I'd similarly contest this, or at least part of this, on two, maybe three levels.
I don't think that your responses contest what I'm saying though.
One, people tend not to "seek verification" for much of anything, so saying people don't do it when they've been raised to believe X is, to me, overstating the importance of raising people to believe X. Inertia is powerful and most people don't care about most things, but it's hard to tell how potent X-raising is when any default tends to stick around until dislodged.
Ok, yes. I would agree that people rarely seek verification. In fact, that's a big part of my premise. That people don't believe what they believe for reasons of logic or evidence. If I'm "overstating" the significance of childhood learning as part of the mechanism for instilling belief...well, ok. Maybe. But I don't think a strongly held belief acquired at a time
other than childhood is exempt from the phenomenon we're discussing. Really, the "raise a child to believe" thing was more an example than central to my thesis. I think it's a
good example, and certainly a common case, but if you want to point out that the phenomenon occurs in other cases too, I'm certainly not going to object to that.
in my experience people are really only stubborn about things they care about- so usually instinctive and/or cultural things. Tell somebody their god is stupid and made up, and they'll get mad. Tell somebody that glass is not, in fact, a slow-flowing liquid, and they'll be skeptical but not angry, just dubious.
That might also be the case. What I'm saying does not contradict and is not contradicted by what you're saying. However, it has been my observation that in the specific case of dinosaurs, people tend to be
very angry if you ask them to justify their belief in dinosaurs. I've done it. So if dinosaurs are "things people care about" then there's no conflict between what you're saying and what I'm saying.
Unfortunately, it's also been my experience that an awful lot of people have difficulty distinguishing
"why do you believe in dinosaurs?" from
"I assert that dinosaurs are fake." And when you ask them to explain why they believe, rather than self-examining why they believe what they do, they tend to try to prove to you that dinosaurs were real. Which is completely missing the point.
I suppose we lack data here. Maybe the thing to do would be to pick something else people believe, like say...that the earth orbits the sun. And ask them why they believe it. Like dinosaurs, that's also something that people believe, but that's terribly difficult for the average person to have any relevant evidence of.
I predict that asking people to justify their belief in heliocentrism would also tend to make them mad. Even though it's something that they probably have less reason to care about than dinosaurs. Dinosaurs are "cool" to young kids. Planetary orbits probably aren't. And yet I predict that it will nevertheless make them angry to have that belief questions. I don't think it's about personal relevance, or how much they care about the topic. I think it's simple cognitive dissonance. People believe a lot of things simply because they've been told to believe them, and like you say, they tend not to verify things. I think that having firmly held beliefs questioned is painfully uncomfortable to most people, and I think that showing them that they don't actually have any good reason to believe the things they do, is also uncomfortable.

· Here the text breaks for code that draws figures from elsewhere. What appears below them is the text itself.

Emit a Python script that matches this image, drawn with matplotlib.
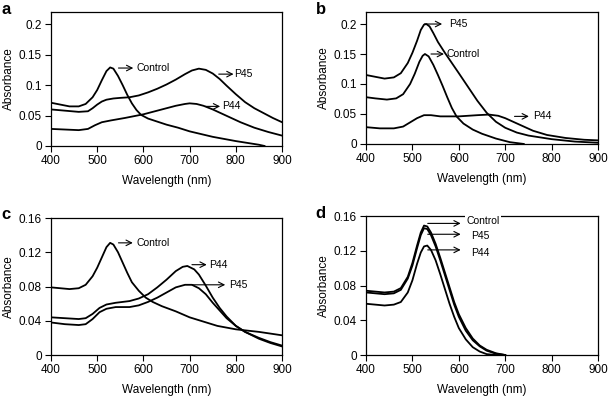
import matplotlib.pyplot as plt
from matplotlib.ticker import FixedLocator, FixedFormatter

plt.rcParams['font.family'] = ['Liberation Sans', 'DejaVu Sans']

# panel a
a_ctrl_x = [400, 420, 440, 460, 475, 490, 500, 510, 520, 528, 535, 545, 555, 565, 575, 585, 595, 610, 630, 650, 675, 700, 750, 800, 850, 862]
a_ctrl_y = [0.071, 0.068, 0.065, 0.065, 0.069, 0.080, 0.092, 0.108, 0.123, 0.129, 0.127, 0.115, 0.100, 0.084, 0.070, 0.059, 0.051, 0.045, 0.040, 0.035, 0.030, 0.024, 0.015, 0.008, 0.002, 0.0]
a_p45_x = [400, 430, 460, 480, 490, 500, 510, 520, 535, 550, 570, 590, 610, 630, 650, 670, 690, 705, 720, 735, 750, 765, 780, 800, 820, 840, 860, 880, 900]
a_p45_y = [0.060, 0.058, 0.056, 0.057, 0.062, 0.068, 0.073, 0.076, 0.078, 0.079, 0.080, 0.083, 0.088, 0.094, 0.101, 0.109, 0.118, 0.124, 0.127, 0.125, 0.119, 0.110, 0.099, 0.085, 0.072, 0.062, 0.054, 0.046, 0.039]
a_p44_x = [400, 430, 460, 480, 495, 510, 530, 560, 600, 640, 670, 690, 700, 715, 730, 750, 770, 790, 810, 840, 870, 900]
a_p44_y = [0.028, 0.027, 0.026, 0.028, 0.034, 0.039, 0.042, 0.046, 0.052, 0.060, 0.066, 0.069, 0.070, 0.069, 0.066, 0.060, 0.053, 0.046, 0.039, 0.030, 0.023, 0.017]

# panel b
b_p45_x = [400, 420, 440, 460, 475, 490, 500, 510, 518, 525, 530, 537, 545, 555, 570, 585, 600, 620, 640, 660, 680, 700, 725, 750, 800, 850, 900]
b_p45_y = [0.115, 0.112, 0.109, 0.111, 0.118, 0.135, 0.152, 0.172, 0.190, 0.199, 0.200, 0.196, 0.185, 0.170, 0.152, 0.135, 0.118, 0.095, 0.072, 0.052, 0.037, 0.027, 0.019, 0.014, 0.008, 0.004, 0.002]
b_ctrl_x = [400, 420, 445, 465, 480, 495, 505, 515, 522, 527, 535, 545, 555, 565, 575, 585, 595, 610, 630, 650, 680, 710, 740]
b_ctrl_y = [0.078, 0.076, 0.074, 0.076, 0.083, 0.100, 0.117, 0.137, 0.147, 0.150, 0.146, 0.132, 0.115, 0.097, 0.078, 0.060, 0.046, 0.034, 0.024, 0.017, 0.009, 0.003, 0.0]
b_p44_x = [400, 430, 460, 480, 495, 510, 525, 540, 560, 600, 640, 665, 685, 700, 720, 740, 760, 790, 830, 870, 900]
b_p44_y = [0.028, 0.026, 0.026, 0.029, 0.036, 0.043, 0.048, 0.048, 0.046, 0.046, 0.048, 0.049, 0.047, 0.043, 0.036, 0.029, 0.022, 0.015, 0.010, 0.007, 0.006]

# panel c
c_ctrl_x = [400, 420, 440, 460, 475, 490, 500, 510, 520, 528, 535, 545, 555, 565, 575, 590, 605, 620, 640, 670, 700, 730, 760, 800, 850, 900]
c_ctrl_y = [0.079, 0.078, 0.077, 0.078, 0.082, 0.092, 0.102, 0.114, 0.126, 0.131, 0.129, 0.120, 0.108, 0.096, 0.085, 0.075, 0.067, 0.062, 0.057, 0.051, 0.044, 0.039, 0.034, 0.030, 0.027, 0.023]
c_p44_x = [400, 430, 460, 475, 490, 505, 520, 540, 570, 590, 610, 630, 650, 670, 685, 695, 710, 720, 735, 750, 765, 780, 800, 820, 850, 875, 900]
c_p44_y = [0.044, 0.043, 0.042, 0.043, 0.048, 0.055, 0.059, 0.061, 0.063, 0.066, 0.071, 0.079, 0.088, 0.098, 0.103, 0.104, 0.100, 0.094, 0.081, 0.067, 0.055, 0.045, 0.034, 0.027, 0.020, 0.015, 0.011]
c_p45_x = [400, 430, 460, 475, 490, 505, 520, 540, 570, 590, 610, 630, 650, 670, 690, 705, 720, 735, 750, 765, 780, 800, 820, 850, 875, 900]
c_p45_y = [0.038, 0.036, 0.035, 0.036, 0.042, 0.050, 0.054, 0.056, 0.056, 0.058, 0.062, 0.067, 0.073, 0.079, 0.082, 0.082, 0.078, 0.071, 0.061, 0.052, 0.043, 0.034, 0.027, 0.019, 0.014, 0.010]

# panel d
d_x = [400, 420, 440, 460, 475, 490, 500, 510, 518, 525, 532, 540, 550, 560, 570, 580, 590, 600, 615, 630, 645, 660, 680, 700]
d_ctrl_y = [0.074, 0.073, 0.072, 0.073, 0.077, 0.090, 0.106, 0.126, 0.141, 0.149, 0.148, 0.141, 0.128, 0.112, 0.095, 0.078, 0.061, 0.047, 0.031, 0.019, 0.011, 0.006, 0.002, 0.0]
d_p45_y = [0.072, 0.071, 0.070, 0.071, 0.075, 0.088, 0.103, 0.123, 0.138, 0.146, 0.145, 0.138, 0.125, 0.109, 0.092, 0.075, 0.058, 0.044, 0.028, 0.017, 0.010, 0.005, 0.0015, 0.0]
d_p44_y = [0.059, 0.058, 0.057, 0.058, 0.061, 0.072, 0.086, 0.105, 0.118, 0.125, 0.126, 0.121, 0.109, 0.093, 0.076, 0.059, 0.044, 0.031, 0.018, 0.009, 0.004, 0.001, 0.0, 0.0]

ticks_ab = [0, 0.05, 0.1, 0.15, 0.2]
labels_ab = ['0', '0.05', '0.1', '0.15', '0.2']
ticks_cd = [0, 0.04, 0.08, 0.12, 0.16]
labels_cd = ['0', '0.04', '0.08', '0.12', '0.16']

fig = plt.figure(figsize=(6.08, 4.01), dpi=100)
axa = fig.add_axes([0.0839, 0.636, 0.380, 0.334])
axb = fig.add_axes([0.602, 0.641, 0.3816, 0.329])
axc = fig.add_axes([0.0839, 0.1147, 0.380, 0.3416])
axd = fig.add_axes([0.602, 0.1147, 0.3816, 0.3466])

lw = 1.3
axa.plot(a_ctrl_x, a_ctrl_y, color='k', lw=lw)
axa.plot(a_p45_x, a_p45_y, color='k', lw=lw)
axa.plot(a_p44_x, a_p44_y, color='k', lw=lw)
axb.plot(b_p45_x, b_p45_y, color='k', lw=lw)
axb.plot(b_ctrl_x, b_ctrl_y, color='k', lw=lw)
axb.plot(b_p44_x, b_p44_y, color='k', lw=lw)
axc.plot(c_ctrl_x, c_ctrl_y, color='k', lw=lw)
axc.plot(c_p44_x, c_p44_y, color='k', lw=lw)
axc.plot(c_p45_x, c_p45_y, color='k', lw=lw)
axd.plot(d_x, d_ctrl_y, color='k', lw=lw)
axd.plot(d_x, d_p45_y, color='k', lw=lw)
axd.plot(d_x, d_p44_y, color='k', lw=lw)

for ax, ticks, labels, top in [(axa, ticks_ab, labels_ab, 0.22), (axb, ticks_ab, labels_ab, 0.22),
                               (axc, ticks_cd, labels_cd, 0.16), (axd, ticks_cd, labels_cd, 0.16)]:
    ax.set_xlim(400, 900)
    ax.set_ylim(0, top)
    ax.set_xticks([400, 500, 600, 700, 800, 900])
    ax.yaxis.set_major_locator(FixedLocator(ticks))
    ax.yaxis.set_major_formatter(FixedFormatter(labels))
    ax.tick_params(direction='out', length=4, width=0.8, labelsize=8.5, pad=2.5)
    for s in ax.spines.values():
        s.set_linewidth(0.9)
    ax.set_xlabel('Wavelength (nm)', fontsize=8.5, labelpad=6)
    ax.set_ylabel('Absorbance', fontsize=8.5, labelpad=3)

arrow = dict(arrowstyle='->', color='k', lw=0.8, shrinkA=0, shrinkB=0)
fs = 7.5


def label(ax, text, x0, x1, y, tx, ty=None, **kw):
    ax.annotate('', xy=(x1, y), xytext=(x0, y), arrowprops=arrow)
    ax.text(tx, y if ty is None else ty, text, fontsize=fs, va='center', ha='left', **kw)


label(axa, 'Control', 546, 578, 0.128, 584)
label(axa, 'P45', 763, 795, 0.118, 797)
label(axa, 'P44', 734, 766, 0.065, 770)

label(axb, 'P45', 526, 564, 0.200, 580)
label(axb, 'Control', 540, 568, 0.150, 574)
label(axb, 'P44', 720, 751, 0.046, 760)

label(axc, 'Control', 546, 577, 0.131, 584)
label(axc, 'P44', 705, 737, 0.1055, 743)
label(axc, 'P45', 705, 777, 0.082, 786)

label(axd, 'Control', 533, 604, 0.1515, 617, 0.154,
      bbox=dict(facecolor='white', edgecolor='none', pad=1), clip_on=False)
label(axd, 'P45', 533, 604, 0.139, 627, 0.137)
label(axd, 'P44', 533, 604, 0.121, 627, 0.118)

fig.text(0.003, 0.995, 'a', fontsize=12, fontweight='bold', va='top')
fig.text(0.519, 0.995, 'b', fontsize=12, fontweight='bold', va='top')
fig.text(0.003, 0.485, 'c', fontsize=12, fontweight='bold', va='top')
fig.text(0.519, 0.487, 'd', fontsize=12, fontweight='bold', va='top')

fig.savefig('out.png', dpi=100)
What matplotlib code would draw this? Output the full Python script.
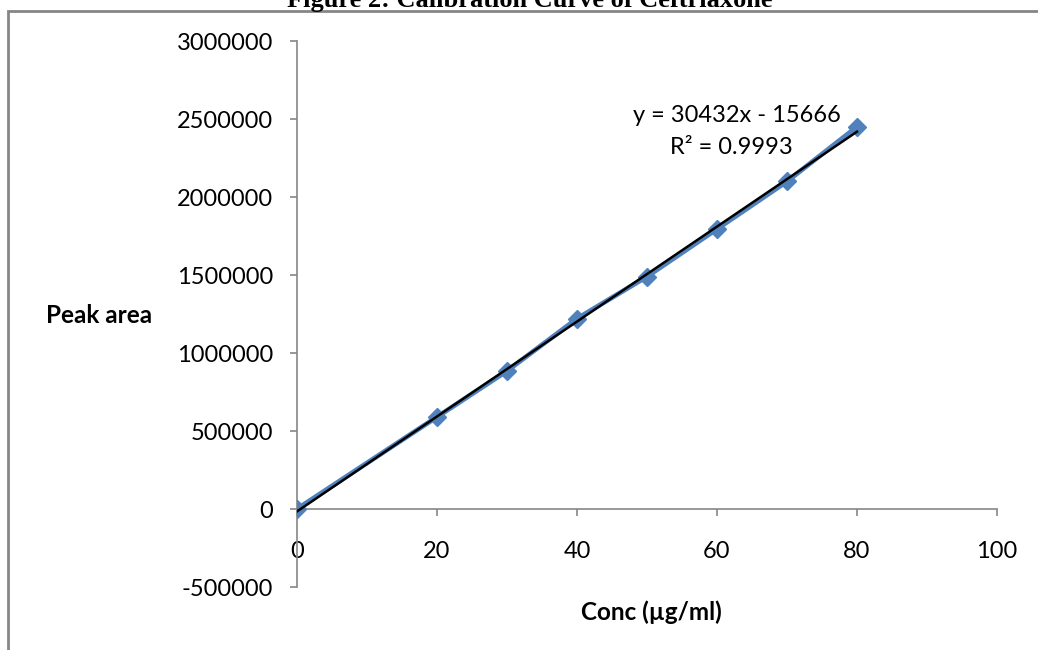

Three... honestly? In my experience, even when people do care, it often feels like they know the thing itself isn't the actual issue half the time. Religion is a big offender here- I mean, really? You want to tell me, with a straight face, that there's an entity powerful enough to create the entire world, who is deeply interested in your personal actions, and you're not learning original Hebrew and ancient Jewish culture to better understand what this terribly sky terror wants and is like? But even with social issues and the like, it often feels like the issue isn't that they genuinely believe that every scientific study that contradicts them is irrelevant or fraudulent, it feels like they just don't care because that's not the real issue. At a bare minimum, I'd wager a lot of people aren't nearly as convinced of their own arguments as they are concerned about what would happen if the other guys won.
Sports team favoritism or friendly trash talk would of course be the poster children for this concept
That might well be the case...in some cases. Sports teams being, as you say, the poster child. A guy might
know that his team is bad, but he'll angrily defend it anyway. Nationalism being another strong example. Question america, and americans tend to freak out.
But the phenemonon you're describing is not mutually exclusive with my premise. Again, heliocentrisism probably isn't something most people have any reason to "care" about, but it probably
is a thing that people genuinely believe. And again, I predict that people would be angry if you questioned it.
I might have to test that.
The fact that any shoe-confirming or Marhollygon-disparaging evidence is ultimately subject to the same problems doesn't mean they're both equally valid and likely notions
asking "and how do you know that?" repeatedly tends to result in earlier, more numerous, and more serious problems along the priest chain than the scientist chain.
Maybe. But the same problem does occur in both chains.
Please understand, it's not my ultimate intention to argue the merits of science vs religion. It's my intention to discuss the nature of belief. Dinosaurs, science and religion are merely good vehicles for that discussion.